The representation of the terrestrial thermal and hydrological states in current-generation climate models is crucial to have a realistic simulation of the subsurface physical processes and land-atmosphere coupling. This is particularly important for high-latitude permafrost regions since these areas are prone to the release of substantial amounts of carbon from degrading permafrost under climate-change conditions. Many current-generation climate models still have deficiencies in the representation of terrestrial structure and physical mechanisms, such as too shallow land depth or insufficient hydro-thermodynamic coupling. We therefore introduce a deeper bottom boundary into the JSBACH land surface model.
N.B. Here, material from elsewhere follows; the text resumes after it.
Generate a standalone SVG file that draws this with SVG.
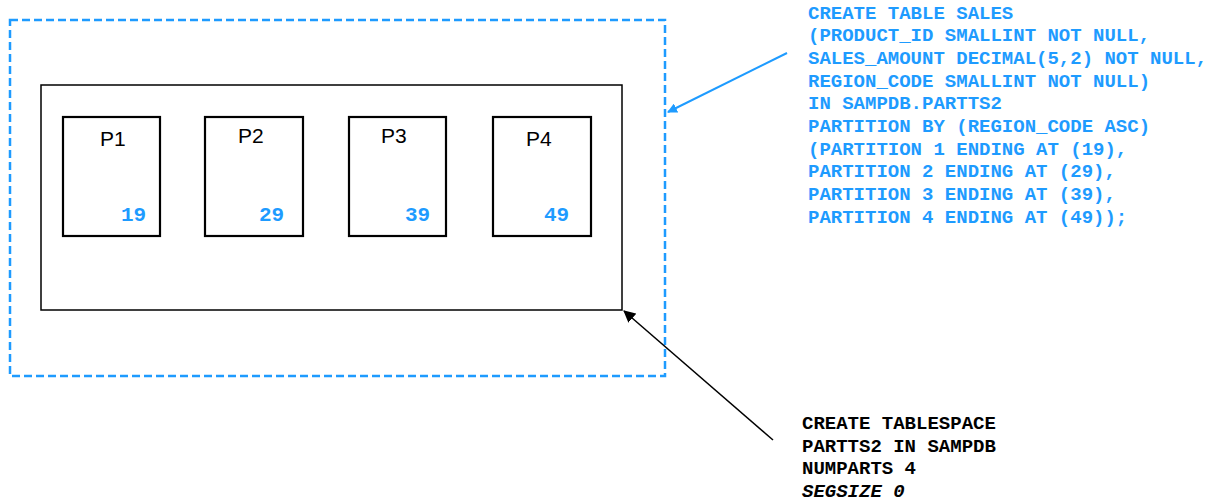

The associated changes in the simulated terrestrial thermal state influence the near-surface hydroclimate when sufficient coupling between the thermodynamic and hydrological regimes is present. Hence, we also assess the influence of introducing various physical modifications for the representation of soil hydro-thermodynamic processes in climate projections of the 21st century. The results show significant impacts on terrestrial energy uptake, as well as changes in global near-surface ground temperatures when introducing the physical modifications. The resulting simulation of high-latitude permafrost extent is subject to large variations depending on the model configuration, reflecting the uncertainty of carbon release from permafrost degradation. We further use the modified model to assess the sensitivity of simulated high-latitude climate dynamics to different hydrological configurations in the coupled MPI-ESM. The differences in soil hydrological representation in permafrost regions could explain a large part of CMIP6 inter-model spread in simulated Arctic climate, with remote effects on subarctic dynamical systems.